Given that a new journal takes time to become established in its field, we have been most gratified by the attention the journal has received from the international scholarly community. In August 2004, the international organization, the Association for Commonwealth Literature and Language Studies (ACLALS), accepted Postcolonial Text as one of its sponsored journals, while Professor Linda Hutcheon of the University of Toronto, a highly respected doyenne of literary studies in Canada, wrote that the field owes a debt to those who founded Postcolonial Text and scholars from various parts of the world have referred to it as 'a fine journal'. We think that at a number of levels, the experiment has been successful in establishing the possibilities of new publishing models, using an economic model that favours greater access to knowledge and the development of new opportunities for participation in the exchange of ideas. We think that, in light of the commitment of those currently involved in the journal, there are very good reasons to believe that Postcolonial Text will continue to flourish as a quarterly journal, attracting not only the scholarly community but a wider reading public who stand to gain from the cutting-edge scholarship presented through this free-to-read medium.

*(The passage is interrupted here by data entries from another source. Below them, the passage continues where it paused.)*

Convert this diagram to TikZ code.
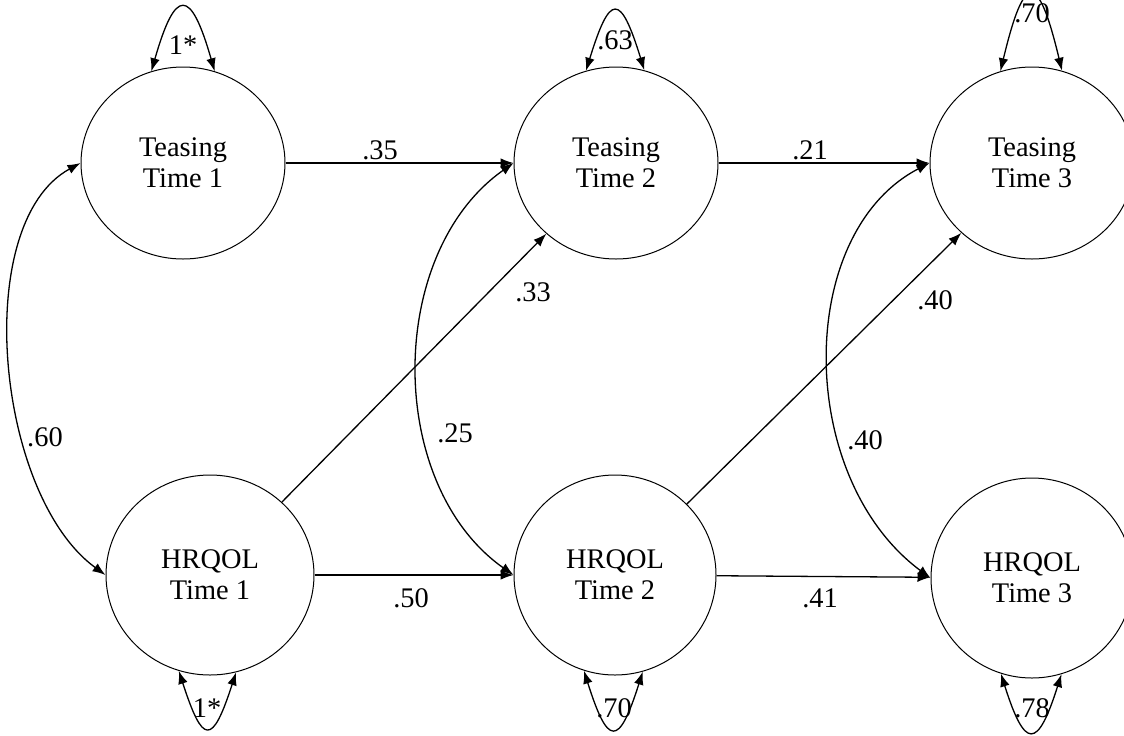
\documentclass[tikz,border=0pt]{standalone}
\usepackage{fontspec}
\setmainfont{Liberation Serif}
\usetikzlibrary{shapes.geometric,arrows.meta,positioning}

\tikzset{
    latent/.style={ellipse,draw,line width=0.5pt,inner sep=0pt,minimum width=102pt,minimum height=96pt,align=center,font=\fontsize{14.2}{15.5}\selectfont},
    outcome/.style={latent,minimum width=101pt,minimum height=100pt},
    effect/.style={line width=0.65pt,-{Latex[length=6.5pt,width=4.8pt]}},
    covar/.style={line width=0.65pt,{Latex[length=6.5pt,width=4.8pt]}-{Latex[length=6.5pt,width=4.8pt]}},
    coef/.style={font=\fontsize{14.2}{15.5}\selectfont,inner sep=1pt}
}

\begin{document}
\begin{tikzpicture}[x=0.5pt,y=-0.5pt]
    \clip (0,0) rectangle (1124,735);

    % Latent variables
    \node[latent] (T1) at (183,163) {Teasing\\Time 1};
    \node[latent] (T2) at (616,163) {Teasing\\Time 2};
    \node[latent] (T3) at (1032,163) {Teasing\\Time 3};
    \node[outcome,minimum width=104pt] (H1) at (210,575) {HRQOL\\Time 1};
    \node[outcome] (H2) at (615,575) {HRQOL\\Time 2};
    \node[outcome] (H3) at (1032,578) {HRQOL\\Time 3};

    % Cross-lagged paths
    \draw[effect] (T1) -- (T2);
    \draw[effect] (T2) -- (T3);
    \draw[effect] (H1) -- (H2);
    \draw[effect] (H2) -- (H3);
    \draw[effect] (H1) -- (T2);
    \draw[effect] (H2) -- (T3);

    % Covariances
    \draw[covar] (T1.west) .. controls +(-110,60) and +(-110,-80) .. (H1.west);
    \draw[covar] (T2.west) .. controls +(-128,90) and +(-128,-90) .. (H2.west);
    \draw[covar] (T3.west) .. controls +(-135,70) and +(-135,-100) .. (H3.west);

    % Variances
    \draw[covar] (T1.109) .. controls +(24,-84) and +(-24,-84) .. (T1.71);
    \draw[covar] (T2.108) .. controls +(24,-78) and +(-24,-78) .. (T2.73);
    \draw[covar] (T3.109) .. controls +(24,-100) and +(-24,-100) .. (T3.72);
    \draw[covar] (H1.252) .. controls +(24,74) and +(-24,74) .. (H1.285);
    \draw[covar] (H2.252) .. controls +(24,76) and +(-24,76) .. (H2.286);
    \draw[covar] (H3.252) .. controls +(24,76) and +(-24,76) .. (H3.287);

    % Coefficients
    \node[coef] (c35) at (380,150) {.35};
    \node[coef] (c21) at (810,150) {.21};
    \node[coef] (c50) at (411,598) {.50};
    \node[coef] (c41) at (820,598) {.41};
    \node[coef] (c33) at (533,292) {.33};
    \node[coef] (c40a) at (935,300) {.40};
    \node[coef] (c60) at (45,437) {.60};
    \node[coef] (c25) at (455,433) {.25};
    \node[coef] (c40b) at (865,440) {.40};
    \node[coef] (vT1) at (183,45) {1*};
    \node[coef] (vT2) at (615,40) {.63};
    \node[coef] (vT3) at (1032,13) {.70};
    \node[coef] (vH1) at (207,708) {1*};
    \node[coef] (vH2) at (614,708) {.70};
    \node[coef] (vH3) at (1032,708) {.78};
\end{tikzpicture}
\end{document}
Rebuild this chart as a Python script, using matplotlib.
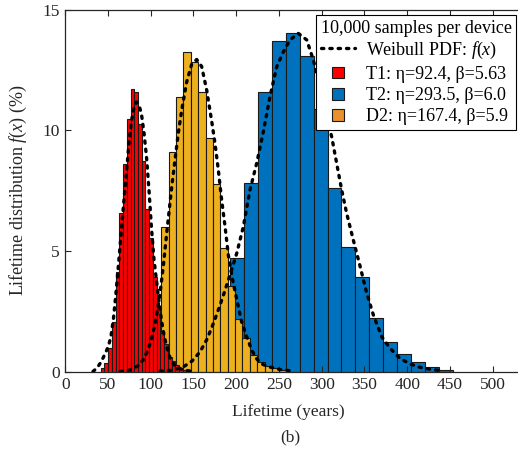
import numpy as np
import matplotlib
matplotlib.use('Agg')
import matplotlib.pyplot as plt
from matplotlib.lines import Line2D
from matplotlib.patches import Patch, Rectangle
from matplotlib.legend_handler import HandlerPatch

# ---------------- data ----------------
# histogram bins: first left edge and bin width in years, bar heights in %
t1_start, t1_width = 41.5, 4.36
t1_pct = [0.15, 0.35, 0.97, 2.05, 4.12, 6.56, 8.6, 10.48, 11.71, 11.57, 10.26,
          8.72, 6.73, 5.52, 3.93, 2.72, 1.59, 1.15, 0.62, 0.46, 0.28, 0.14, 0.07]

d2_start, d2_width = 95.1, 8.63
d2_pct = [0.8, 2.5, 6.0, 9.11, 11.36, 13.25, 12.81, 11.6, 9.69, 7.76, 5.11,
          3.56, 2.2, 1.4, 0.71, 0.41, 0.24, 0.17, 0.08]

t2_start, t2_width = 143.8, 16.3
t2_pct = [0.1, 0.5, 2.1, 4.69, 7.8, 11.6, 13.71, 14.01, 13.09, 10.9, 7.59,
          5.18, 3.93, 2.21, 1.22, 0.72, 0.39, 0.18, 0.08]

# dashed Weibull PDF curves (years, %)
t1_cx = [32.5, 37.2, 41.9, 46.5, 50.6, 53.6, 56.5, 59.4, 64.1, 68.2, 71.7, 74.6,
         77.5, 80.5, 83.4, 86.3, 89.2, 92.2, 95.1, 98.0, 100.9, 103.9, 107.4,
         110.9, 114.4, 117.9, 122.6, 128.4, 137.8, 148.3]
t1_cy = [0.01, 0.15, 0.40, 0.73, 1.06, 1.48, 2.22, 3.26, 5.16, 6.90, 8.27, 9.47,
         10.38, 10.96, 11.17, 11.04, 10.67, 9.88, 8.89, 7.52, 5.95, 4.63, 3.59,
         2.55, 1.73, 1.15, 0.57, 0.24, 0.07, 0.02]

d2_cx = [64.1, 75.8, 85.1, 92.2, 98.0, 102.7, 107.0, 110.9, 114.7, 118.7, 124.6,
         128.4, 132.3, 136.3, 142.1, 148.0, 153.8, 159.6, 165.5, 171.3, 175.2,
         179.1, 183.0, 186.9, 190.8, 196.6, 202.5, 206.4, 212.3, 218.1, 224.0,
         229.8, 239.5, 251.2, 262.9]
d2_cy = [0.01, 0.07, 0.24, 0.53, 1.02, 1.60, 2.35, 3.25, 4.35, 5.73, 7.65,
         8.77, 9.88, 10.84, 12.00, 12.74, 12.93, 12.64, 11.66, 10.38, 9.46,
         8.35, 7.11, 6.03, 4.83, 3.67, 2.69, 2.06, 1.45, 0.90, 0.53,
         0.32, 0.19, 0.09, 0.04]

t2_cx = [110.9, 124.9, 137.8, 148.3, 157.7, 165.9, 174.0, 181.1, 187.0, 192.7,
         200.6, 208.3, 216.1, 224.0, 231.7, 239.5, 247.4, 255.1, 262.9, 272.6,
         282.5, 290.2, 298.0, 305.8, 311.7, 317.5, 323.4, 329.2, 337.0, 344.8,
         352.6, 360.4, 370.2, 379.9, 391.6, 403.3, 415.0, 426.7, 438.4]
t2_cy = [0.02, 0.06, 0.19, 0.44, 0.82, 1.35, 2.06, 2.76, 3.38, 4.00,
         4.90, 6.00, 7.52, 8.64, 9.93, 11.39, 12.63, 13.24, 13.74, 14.01,
         13.74, 12.91, 11.80, 10.56, 9.73, 8.63, 7.52, 6.56, 5.45, 4.38,
         3.26, 2.35, 1.45, 0.97, 0.55, 0.32, 0.18, 0.10, 0.05]

x_ticks = [0, 50, 100, 150, 200, 250, 300, 350, 400, 450, 500]
y_ticks = [0, 5, 10, 15]

labels = ['T1: η=92.4, β=5.63', 'T2: η=293.5, β=6.0', 'D2: η=167.4, β=5.9']
legend_title = '10,000 samples per device'
curve_label = 'Weibull PDF: $f$($x$)'

# ---------------- style ----------------
plt.rcParams['font.family'] = ['Liberation Serif', 'DejaVu Serif']
plt.rcParams['mathtext.fontset'] = 'custom'
plt.rcParams['mathtext.rm'] = 'Liberation Serif'
plt.rcParams['mathtext.it'] = 'Liberation Serif:italic'
plt.rcParams['font.size'] = 12.5

c_red = '#FF0000'
c_blue = '#0072BD'
c_yel = '#EDB120'
c_leg_d2 = '#E9912E'
edge = '#1a1a1a'
axc = '#262626'

fig = plt.figure(figsize=(5.18, 4.50), dpi=100)
ax_w = 540 * 0.855
ax = fig.add_axes([65.2 / 518, (450 - 371.7) / 450, ax_w / 518, (371.7 - 9.5) / 450])

def draw_hist(start, width, vals, color, z):
    lefts = start + width * np.arange(len(vals))
    ax.bar(lefts, vals, width=width, align='edge', color=color,
           edgecolor=edge, linewidth=0.8, zorder=z)

draw_hist(t2_start, t2_width, t2_pct, c_blue, 1)
draw_hist(d2_start, d2_width, d2_pct, c_yel, 2)
draw_hist(t1_start, t1_width, t1_pct, c_red, 3)

for cx, cy in [(t1_cx, t1_cy), (d2_cx, d2_cy), (t2_cx, t2_cy)]:
    ax.plot(cx, cy, color='black', lw=2.4, dashes=[0.7, 1.8],
            dash_capstyle='round', zorder=5)

ax.set_xlim(0, 540)
ax.set_ylim(0, 15)
ax.set_xticks(x_ticks)
ax.set_yticks(y_ticks)
ax.tick_params(direction='in', length=4, width=0.8, top=True, right=True,
               colors=axc, labelcolor='#262626', pad=4)
for s in ax.spines.values():
    s.set_color(axc)
    s.set_linewidth(0.9)

ax.set_xlabel('Lifetime (years)', color='#262626')
ax.xaxis.set_label_coords((288 - 65.2) / ax_w, -0.09)
ax.set_ylabel('Lifetime distribution $f$($x$) (%)', color='#262626', fontsize=13)
ax.yaxis.set_label_coords(-(65.2 - 29) / ax_w, 0.5)
fig.text(290 / 518, 1 - 437 / 450, '(b)', ha='center', va='center',
         color='#262626', fontsize=12.5)


def square_patch(legend, orig_handle, xdescent, ydescent, width, height, fontsize):
    s = 8.4  # points
    return Rectangle((-xdescent + width / 2 - s / 2, -ydescent + height / 2 - s / 2), s, s)


handles = [Line2D([], [], color='black', lw=2.4, dashes=[0.7, 1.8],
                  dash_capstyle='round'),
           Patch(facecolor=c_red, edgecolor=edge, linewidth=0.8),
           Patch(facecolor=c_blue, edgecolor=edge, linewidth=0.8),
           Patch(facecolor=c_leg_d2, edgecolor=edge, linewidth=0.8)]
leg = ax.legend(handles, [curve_label] + labels, title=legend_title,
                loc='upper left',
                bbox_to_anchor=((316 - 65.2) / ax_w, (371.7 - 15) / (371.7 - 9.5)),
                frameon=True, fancybox=False, edgecolor='black', framealpha=1,
                borderpad=0.25, labelspacing=0.2, handlelength=1.9,
                handletextpad=0.6, borderaxespad=0, fontsize=13,
                title_fontsize=13, handleheight=0.9,
                handler_map={Patch: HandlerPatch(patch_func=square_patch)})
leg.get_frame().set_linewidth(0.8)
leg.set_zorder(10)
leg._legend_box.align = 'left'

fig.savefig('out.png', dpi=100)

1. Now that over 90 percent of journals allow some form of open access posting to repositories and personal websites, in principle, authors could make the better part of research and scholarship open access no matter where they publish it and will, one hopes, do so in practice in the years to come, perhaps as a result of the persuasive arguments of Stevan Harnad among others (2005).

2. For a list of agencies providing support for the software development, see the Public Knowledge Project.